CONFIDENTIAL
MANAGEMENT IN CONFIDENCE
9.
and
Let me quote one. In March 1987, Mark Bertram and I convened a meeting to plan a new chancery in Tunis. He and I were fully agreed on the need to combine management and building but the administration insisted on disassociating the two. The result was a two year delay, the writing off of £150,000 - litigation that will pre-occupy my successor. Because of a bad decision in Whitehall, OED ended up renting a building that did not belong to the man who signed the contract, which had a demolition order on it and was to have a clover-leaf inter-change driven through the future Ambassador's office. (The post-mortem, on which I was not consulted, avoided every lesson.)
10. Here in Hong Kong we are following the same route. A committee chaired by an AUS but driven by OED architects is targetted solely on the building. In an entirely separate operation, in a different (slower) time-scale and involving different people, I am expected to crank up a revision of objectives (that has to be done - there is a consensus that the list I inherited is unsuitable). we then need to put the BTC into shape, recruit new LE staff, work out a plan of campaign and begin preparing for 1996. It can be done, but if it is not also coordinated in London and seen as a single package we shall waste a great deal of time and money and our short-comings studied by a large audience.
11. My considered advice is that this process should not be led by a committee chaired by an AUS preoccupied with day-to-day political issues. It is a straightforward management challenge. Responsibility should be given to one person in the administration, capable of coordinating all the various functions, and he should be supported by a secretary from HK Department (Mr Morris). They should produce a comprehensive brief for the project with costings.

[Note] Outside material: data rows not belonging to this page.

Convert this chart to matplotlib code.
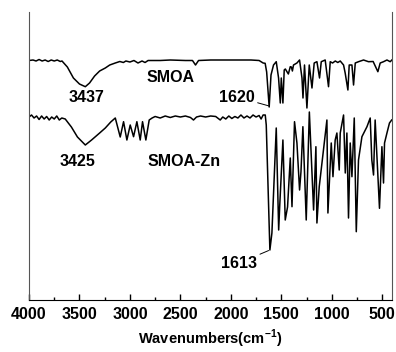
import matplotlib
matplotlib.use('Agg')
import matplotlib.pyplot as plt
from matplotlib.ticker import MultipleLocator

plt.rcParams['font.family'] = ['Liberation Sans', 'DejaVu Sans']
plt.rcParams['font.weight'] = 'bold'
plt.rcParams['mathtext.fontset'] = 'custom'
plt.rcParams['mathtext.rm'] = 'Liberation Sans'
plt.rcParams['mathtext.bf'] = 'Liberation Sans:bold'

# SMOA spectrum (wavenumber, transmittance in arbitrary units)
smoa_wn = [4000, 3960, 3930, 3900, 3870, 3840, 3810, 3780, 3750, 3720, 3690, 3673,
           3620, 3560, 3500, 3442, 3400, 3350, 3300, 3244, 3200, 3145, 3100, 3065,
           3040, 3000, 2960, 2920, 2880, 2850, 2820, 2700, 2600, 2450, 2380, 2350,
           2320, 2200, 2000, 1800, 1720, 1680, 1660, 1645, 1620, 1602, 1577, 1550,
           1527, 1510, 1500, 1484, 1471, 1460, 1444, 1430, 1411, 1400, 1390, 1379,
           1345, 1319, 1295, 1285, 1270, 1246, 1223, 1196, 1174, 1147, 1121, 1104,
           1065, 1032, 1015, 992, 965, 940, 916, 883, 867, 840, 827, 800, 784, 767,
           735, 685, 636, 590, 543, 520, 487, 453, 421, 404]
smoa_t = [239.5, 240, 239, 240.5, 239, 240, 238.5, 240, 239, 240, 238.5, 239,
          233, 222, 216, 213.3, 217, 224, 229, 232, 235, 237, 238.5, 237.5,
          239, 238, 239.5, 237, 239, 237.5, 239.5, 239.5, 240, 239.5, 239.5, 235,
          239.5, 240, 240, 240, 239.5, 237, 236.7, 228, 193, 225, 235, 238.3,
          222, 197, 222, 197, 230, 231, 228.3, 226, 233.3, 233, 229, 235,
          237, 240, 222, 202, 235, 192, 235, 212, 237, 238.3, 222, 238.3,
          240, 213.3, 238.3, 237, 239, 237.5, 239, 235, 227, 210, 235, 235, 215, 237,
          238.3, 240, 238.3, 238.5, 228.3, 237, 238.3, 240, 238.3, 240]

# SMOA-Zn spectrum
zn_wn = [4000, 3975, 3950, 3925, 3900, 3875, 3850, 3825, 3800, 3775, 3750, 3725,
         3700, 3675, 3641, 3580, 3520, 3442, 3380, 3300, 3244, 3190, 3145, 3096,
         3063, 3030, 2997, 2964, 2931, 2898, 2875, 2842, 2809, 2780, 2750, 2700,
         2650, 2600, 2550, 2500, 2450, 2400, 2370, 2340, 2300, 2250, 2200, 2150,
         2105, 2080, 2050, 2020, 1990, 1960, 1930, 1900, 1870, 1840, 1810, 1780,
         1750, 1720, 1700, 1680, 1659, 1649, 1613, 1593, 1550, 1526, 1516, 1484,
         1461, 1438, 1411, 1394, 1369, 1345, 1319, 1305, 1286, 1253, 1222, 1180,
         1157, 1147, 1124, 1048, 1038, 1005, 988, 966, 949, 926, 916, 883, 866,
         850, 834, 817, 800, 777, 757, 735, 701, 651, 619, 603, 586, 570, 527,
         503, 487, 477, 453, 428, 406]
zn_t = [183, 185, 182, 184, 180.5, 184, 181, 183.5, 180, 183, 181, 184,
        180, 182, 181, 173, 163, 155, 160, 167, 172, 178, 182, 163,
        178.3, 160, 175, 163.3, 178.3, 160, 178.3, 160, 180, 182, 183.5, 182,
        184, 182.5, 184, 183, 184, 182.5, 180, 183, 184, 183, 184, 183.5,
        180, 183, 181, 184, 181.5, 183.5, 182, 185, 182, 184, 182, 185,
        183, 184.5, 181, 185, 185, 175, 50, 67, 172, 70, 93.3, 160,
        80, 93, 142, 93.3, 178.3, 157, 110, 128.3, 173.3, 80, 188, 90,
        153.3, 77, 113.3, 180, 87, 157, 123.3, 160, 167, 130, 167, 185, 127,
        167, 82, 157, 123.3, 182, 68.3, 140, 163.3, 173.3, 182, 140, 125, 180, 91.7,
        153.3, 117, 157, 167, 177, 180]

fig = plt.figure(figsize=(3.96, 3.52), dpi=100)
ax = fig.add_axes([29/396, 52/352, 363/396, 288/352])

ax.plot(smoa_wn, smoa_t, color='black', lw=1.1)
ax.plot(zn_wn, zn_t, color='black', lw=1.1)

ax.set_xlim(4000, 403)
ax.set_ylim(0, 288)
ax.xaxis.set_major_locator(MultipleLocator(500))
ax.xaxis.set_minor_locator(MultipleLocator(250))
ax.set_yticks([])
ax.tick_params(axis='x', which='major', direction='in', length=4, width=1,
               labelsize=11.5, pad=5)
ax.tick_params(axis='x', which='minor', direction='in', length=2, width=1)
for lab in ax.get_xticklabels():
    lab.set_fontweight('bold')
ax.spines['top'].set_visible(False)
for s in ['left', 'right']:
    ax.spines[s].set_color('#555555')
ax.set_xlabel(r'Wavenumbers(cm$^{\mathbf{-1}}$)', fontsize=10.5,
              fontweight='bold', labelpad=4)

tk = dict(fontsize=11.5, fontweight='bold', ha='center', va='center')
ax.text(3432, 202, '3437', **tk)
ax.text(2600, 223, 'SMOA', **tk)
ax.text(3520, 139, '3425', **tk)
ax.text(2460, 139, 'SMOA-Zn', **tk)
ax.annotate('1620', xy=(1620, 194), xytext=(1939, 203), fontsize=11.5,
            fontweight='bold', ha='center', va='center',
            arrowprops=dict(arrowstyle='-', lw=0.7, color='black',
                            shrinkA=15, shrinkB=0))
ax.annotate('1613', xy=(1613, 50), xytext=(1917, 37), fontsize=11.5,
            fontweight='bold', ha='center', va='center',
            arrowprops=dict(arrowstyle='-', lw=0.7, color='black',
                            shrinkA=16, shrinkB=1))

fig.savefig('out.png', dpi=100)
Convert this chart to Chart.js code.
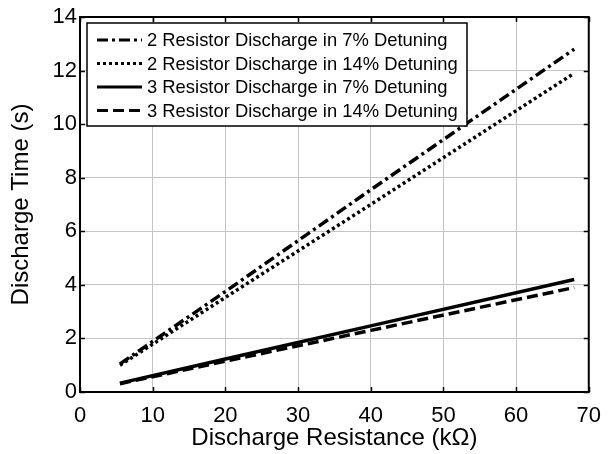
<!DOCTYPE html>
<html>
<head>
<meta charset="utf-8">
<script src="https://cdn.jsdelivr.net/npm/chart.js@4.4.0/dist/chart.umd.min.js"></script>
<style>
  html, body { margin: 0; padding: 0; background: #fff; }
  #wrap { width: 612px; height: 454px; }
</style>
</head>
<body>
<div id="wrap"><canvas id="chart" width="612" height="454"></canvas></div>
<script>
// --- DATA ---
const resistance = [5.5, 20, 40, 68];
const twoRes7 = [1.05, 3.75, 7.55, 12.8];
const twoRes14 = [1.0, 3.53, 7.0, 11.9];
const threeRes7 = [0.33, 1.23, 2.47, 4.2];
const threeRes14 = [0.31, 1.15, 2.3, 3.9];
const seriesLabels = [
    '2 Resistor Discharge in 7% Detuning',
    '2 Resistor Discharge in 14% Detuning',
    '3 Resistor Discharge in 7% Detuning',
    '3 Resistor Discharge in 14% Detuning'
];
const xTicks = [0, 10, 20, 30, 40, 50, 60, 70];
const yTicks = [0, 2, 4, 6, 8, 10, 12, 14];

const FONT = 'Liberation Sans, Arial, sans-serif';
const dashes = [[11, 4, 3, 4], [3, 3], [], [11, 5]];

function pts(vals) {
    return resistance.map((x, i) => ({ x: x, y: vals[i] }));
}

// --- PLUGIN: box, inner ticks and legend ---
const matlabFrame = {
    id: 'matlabFrame',
    afterDraw(chart) {
        const { ctx, chartArea: a, scales } = chart;
        ctx.save();
        ctx.strokeStyle = '#000';
        ctx.lineWidth = 1.5;
        ctx.setLineDash([]);
        // ticks
        ctx.beginPath();
        xTicks.forEach(v => {
            const px = Math.round(scales.x.getPixelForValue(v)) + 0.5;
            ctx.moveTo(px, a.bottom); ctx.lineTo(px, a.bottom - 5);
            ctx.moveTo(px, a.top); ctx.lineTo(px, a.top + 5);
        });
        yTicks.forEach(v => {
            const py = Math.round(scales.y.getPixelForValue(v)) + 0.5;
            ctx.moveTo(a.left, py); ctx.lineTo(a.left + 5, py);
            ctx.moveTo(a.right, py); ctx.lineTo(a.right - 5, py);
        });
        ctx.stroke();
        ctx.lineWidth = 2;
        ctx.strokeRect(a.left, a.top, a.right - a.left, a.bottom - a.top);

        // legend
        const lx = a.left + 7, ly = a.top + 6, lw = 380, lh = 103;
        ctx.fillStyle = '#fff';
        ctx.fillRect(lx, ly, lw, lh);
        ctx.lineWidth = 1.5;
        ctx.strokeRect(lx, ly, lw, lh);
        ctx.font = '18.4px ' + FONT;
        ctx.textBaseline = 'middle';
        chart.data.datasets.forEach((ds, i) => {
            const yy = ly + 17 + i * 23.5;
            ctx.beginPath();
            ctx.lineWidth = 3;
            ctx.setLineDash(ds.borderDash || []);
            ctx.moveTo(lx + 10, yy); ctx.lineTo(lx + 55, yy);
            ctx.stroke();
            ctx.setLineDash([]);
            ctx.fillStyle = '#000';
            ctx.fillText(ds.label, lx + 60, yy + 1);
        });
        ctx.restore();
    }
};

new Chart(document.getElementById('chart'), {
    type: 'scatter',
    data: {
        datasets: [twoRes7, twoRes14, threeRes7, threeRes14].map((vals, i) => ({
            label: seriesLabels[i],
            data: pts(vals),
            showLine: true,
            borderColor: '#000',
            borderWidth: 3.5,
            borderDash: dashes[i],
            pointRadius: 0,
            fill: false
        }))
    },
    options: {
        responsive: false,
        animation: false,
        layout: { padding: { left: 0, right: 22, top: 17, bottom: 0 } },
        plugins: { legend: { display: false }, tooltip: { enabled: false } },
        scales: {
            x: {
                type: 'linear', min: 0, max: 70,
                afterBuildTicks: s => { s.ticks = xTicks.map(v => ({ value: v })); },
                afterFit: s => { s.height = 62; },
                grid: { color: '#c4c4c4', lineWidth: 1, drawTicks: false },
                border: { display: false },
                ticks: { color: '#000', font: { family: FONT, size: 22 }, padding: 11, maxRotation: 0 },
                title: { display: true, text: 'Discharge Resistance (kΩ)', color: '#000', font: { family: FONT, size: 24 }, padding: { top: 0, bottom: 1 } }
            },
            y: {
                type: 'linear', min: 0, max: 14,
                afterBuildTicks: s => { s.ticks = yTicks.map(v => ({ value: v })); },
                afterFit: s => { s.width = 80; },
                grid: { color: '#c4c4c4', lineWidth: 1, drawTicks: false },
                border: { display: false },
                ticks: { color: '#000', font: { family: FONT, size: 22 }, padding: 3 },
                title: { display: true, text: 'Discharge Time (s)', color: '#000', font: { family: FONT, size: 24 }, padding: { top: 7, bottom: 0 } }
            }
        }
    },
    plugins: [matlabFrame]
});
</script>
</body>
</html>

12. I am not knocking OED. I have worked with them for many years and have great sympathy for the load they bear and the erratic demands they all too often face. I do not blame them for the bizarre situation in Hong Kong, where after so many years of direct responsibility, HMG has an estate situation that can best be described as a muddle. My recommendations are designed to draw a line on the past and start serious, coherent planning of staff and estate for 1996 and beyond. As the Irishman would say
to get to 1997 one shouldn't start from here, but there is time if the issues are seized now.